GIVEN INFORMATION

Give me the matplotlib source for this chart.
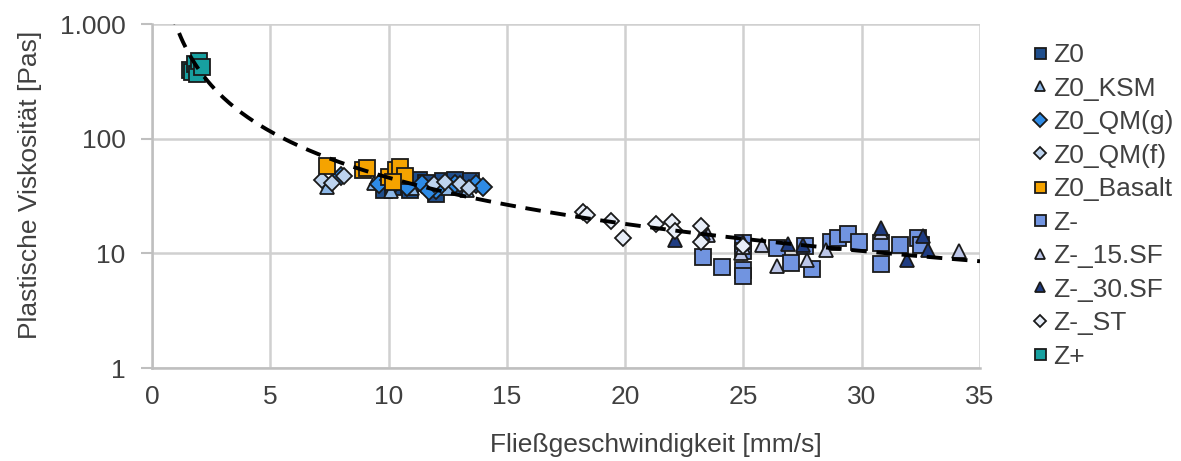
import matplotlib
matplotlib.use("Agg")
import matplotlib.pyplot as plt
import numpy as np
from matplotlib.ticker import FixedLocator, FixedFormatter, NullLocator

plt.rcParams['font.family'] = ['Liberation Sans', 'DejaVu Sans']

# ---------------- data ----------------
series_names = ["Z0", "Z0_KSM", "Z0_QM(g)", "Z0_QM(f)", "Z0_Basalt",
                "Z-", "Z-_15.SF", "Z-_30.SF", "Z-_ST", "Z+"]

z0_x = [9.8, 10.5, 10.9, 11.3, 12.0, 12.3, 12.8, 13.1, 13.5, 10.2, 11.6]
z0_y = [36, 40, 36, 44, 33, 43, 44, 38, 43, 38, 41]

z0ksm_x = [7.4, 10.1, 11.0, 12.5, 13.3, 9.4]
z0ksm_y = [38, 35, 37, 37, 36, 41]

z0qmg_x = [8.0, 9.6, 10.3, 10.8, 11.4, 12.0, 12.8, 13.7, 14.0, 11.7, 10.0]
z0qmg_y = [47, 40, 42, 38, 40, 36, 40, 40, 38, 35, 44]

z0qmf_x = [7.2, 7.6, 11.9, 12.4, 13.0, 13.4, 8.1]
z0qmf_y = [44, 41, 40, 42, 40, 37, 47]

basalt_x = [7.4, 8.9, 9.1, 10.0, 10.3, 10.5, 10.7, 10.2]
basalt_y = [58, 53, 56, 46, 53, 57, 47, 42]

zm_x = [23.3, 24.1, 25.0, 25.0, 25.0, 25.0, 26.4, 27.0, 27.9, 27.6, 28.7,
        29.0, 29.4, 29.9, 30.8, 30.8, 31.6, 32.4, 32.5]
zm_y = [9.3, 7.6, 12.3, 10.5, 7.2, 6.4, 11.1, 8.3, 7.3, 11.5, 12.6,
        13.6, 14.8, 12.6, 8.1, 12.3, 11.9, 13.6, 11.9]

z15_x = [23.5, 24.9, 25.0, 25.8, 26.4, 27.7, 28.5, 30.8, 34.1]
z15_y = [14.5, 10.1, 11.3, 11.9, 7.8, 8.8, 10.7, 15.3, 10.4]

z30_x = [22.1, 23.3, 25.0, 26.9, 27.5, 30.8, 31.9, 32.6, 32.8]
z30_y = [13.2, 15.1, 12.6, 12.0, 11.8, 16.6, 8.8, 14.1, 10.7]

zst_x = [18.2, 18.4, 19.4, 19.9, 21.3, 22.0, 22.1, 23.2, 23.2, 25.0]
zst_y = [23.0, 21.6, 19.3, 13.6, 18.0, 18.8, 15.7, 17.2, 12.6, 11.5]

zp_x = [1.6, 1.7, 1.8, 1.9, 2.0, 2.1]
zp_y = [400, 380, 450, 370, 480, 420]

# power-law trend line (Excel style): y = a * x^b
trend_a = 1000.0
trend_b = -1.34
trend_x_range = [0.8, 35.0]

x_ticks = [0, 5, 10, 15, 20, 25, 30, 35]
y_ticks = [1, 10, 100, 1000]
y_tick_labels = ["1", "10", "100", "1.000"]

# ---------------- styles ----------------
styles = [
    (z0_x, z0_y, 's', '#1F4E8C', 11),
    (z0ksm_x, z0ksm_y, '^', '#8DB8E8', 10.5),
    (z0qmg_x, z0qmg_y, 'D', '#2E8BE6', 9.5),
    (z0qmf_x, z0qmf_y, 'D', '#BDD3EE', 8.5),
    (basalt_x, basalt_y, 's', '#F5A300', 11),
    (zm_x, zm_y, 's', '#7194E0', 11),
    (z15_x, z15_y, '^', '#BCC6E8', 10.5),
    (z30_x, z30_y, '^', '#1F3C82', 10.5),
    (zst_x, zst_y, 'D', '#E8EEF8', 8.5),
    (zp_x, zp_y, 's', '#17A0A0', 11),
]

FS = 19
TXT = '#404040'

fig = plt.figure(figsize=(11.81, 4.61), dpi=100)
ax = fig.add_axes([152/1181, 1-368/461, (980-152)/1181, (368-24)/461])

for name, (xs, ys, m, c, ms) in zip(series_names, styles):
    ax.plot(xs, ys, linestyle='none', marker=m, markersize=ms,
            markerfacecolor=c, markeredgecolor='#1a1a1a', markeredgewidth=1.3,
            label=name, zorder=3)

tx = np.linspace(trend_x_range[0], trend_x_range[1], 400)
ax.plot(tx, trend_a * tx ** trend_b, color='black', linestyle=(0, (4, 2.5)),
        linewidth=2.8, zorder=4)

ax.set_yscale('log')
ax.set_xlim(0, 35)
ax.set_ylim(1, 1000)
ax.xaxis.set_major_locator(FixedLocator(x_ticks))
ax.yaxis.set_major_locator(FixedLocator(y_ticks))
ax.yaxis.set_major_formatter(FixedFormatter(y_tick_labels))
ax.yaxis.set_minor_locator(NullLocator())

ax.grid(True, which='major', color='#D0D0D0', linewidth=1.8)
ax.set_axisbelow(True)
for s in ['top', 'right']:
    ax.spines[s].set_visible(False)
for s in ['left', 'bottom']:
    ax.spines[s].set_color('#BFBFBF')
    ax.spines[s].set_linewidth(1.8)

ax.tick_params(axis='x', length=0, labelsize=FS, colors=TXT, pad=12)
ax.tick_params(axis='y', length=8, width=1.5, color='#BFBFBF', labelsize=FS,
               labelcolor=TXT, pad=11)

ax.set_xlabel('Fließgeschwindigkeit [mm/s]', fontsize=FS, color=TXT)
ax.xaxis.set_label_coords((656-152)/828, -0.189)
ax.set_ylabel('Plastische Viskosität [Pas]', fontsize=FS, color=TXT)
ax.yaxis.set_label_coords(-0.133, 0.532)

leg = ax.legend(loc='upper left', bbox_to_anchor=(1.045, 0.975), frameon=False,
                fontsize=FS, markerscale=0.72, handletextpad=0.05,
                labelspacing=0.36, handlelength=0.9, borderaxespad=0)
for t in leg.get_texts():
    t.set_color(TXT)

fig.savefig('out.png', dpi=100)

TASK TO COMPLETE
Copy nothing but the lines from the first one in the listing through the line with "trend_x_range = [0.8, 35.0]", and omit the pictures.

THE ANSWER
Give me the matplotlib source for this chart.
import matplotlib
matplotlib.use("Agg")
import matplotlib.pyplot as plt
import numpy as np
from matplotlib.ticker import FixedLocator, FixedFormatter, NullLocator

plt.rcParams['font.family'] = ['Liberation Sans', 'DejaVu Sans']

# ---------------- data ----------------
series_names = ["Z0", "Z0_KSM", "Z0_QM(g)", "Z0_QM(f)", "Z0_Basalt",
                "Z-", "Z-_15.SF", "Z-_30.SF", "Z-_ST", "Z+"]

z0_x = [9.8, 10.5, 10.9, 11.3, 12.0, 12.3, 12.8, 13.1, 13.5, 10.2, 11.6]
z0_y = [36, 40, 36, 44, 33, 43, 44, 38, 43, 38, 41]

z0ksm_x = [7.4, 10.1, 11.0, 12.5, 13.3, 9.4]
z0ksm_y = [38, 35, 37, 37, 36, 41]

z0qmg_x = [8.0, 9.6, 10.3, 10.8, 11.4, 12.0, 12.8, 13.7, 14.0, 11.7, 10.0]
z0qmg_y = [47, 40, 42, 38, 40, 36, 40, 40, 38, 35, 44]

z0qmf_x = [7.2, 7.6, 11.9, 12.4, 13.0, 13.4, 8.1]
z0qmf_y = [44, 41, 40, 42, 40, 37, 47]

basalt_x = [7.4, 8.9, 9.1, 10.0, 10.3, 10.5, 10.7, 10.2]
basalt_y = [58, 53, 56, 46, 53, 57, 47, 42]

zm_x = [23.3, 24.1, 25.0, 25.0, 25.0, 25.0, 26.4, 27.0, 27.9, 27.6, 28.7,
        29.0, 29.4, 29.9, 30.8, 30.8, 31.6, 32.4, 32.5]
zm_y = [9.3, 7.6, 12.3, 10.5, 7.2, 6.4, 11.1, 8.3, 7.3, 11.5, 12.6,
        13.6, 14.8, 12.6, 8.1, 12.3, 11.9, 13.6, 11.9]

z15_x = [23.5, 24.9, 25.0, 25.8, 26.4, 27.7, 28.5, 30.8, 34.1]
z15_y = [14.5, 10.1, 11.3, 11.9, 7.8, 8.8, 10.7, 15.3, 10.4]

z30_x = [22.1, 23.3, 25.0, 26.9, 27.5, 30.8, 31.9, 32.6, 32.8]
z30_y = [13.2, 15.1, 12.6, 12.0, 11.8, 16.6, 8.8, 14.1, 10.7]

zst_x = [18.2, 18.4, 19.4, 19.9, 21.3, 22.0, 22.1, 23.2, 23.2, 25.0]
zst_y = [23.0, 21.6, 19.3, 13.6, 18.0, 18.8, 15.7, 17.2, 12.6, 11.5]

zp_x = [1.6, 1.7, 1.8, 1.9, 2.0, 2.1]
zp_y = [400, 380, 450, 370, 480, 420]

# power-law trend line (Excel style): y = a * x^b
trend_a = 1000.0
trend_b = -1.34
trend_x_range = [0.8, 35.0]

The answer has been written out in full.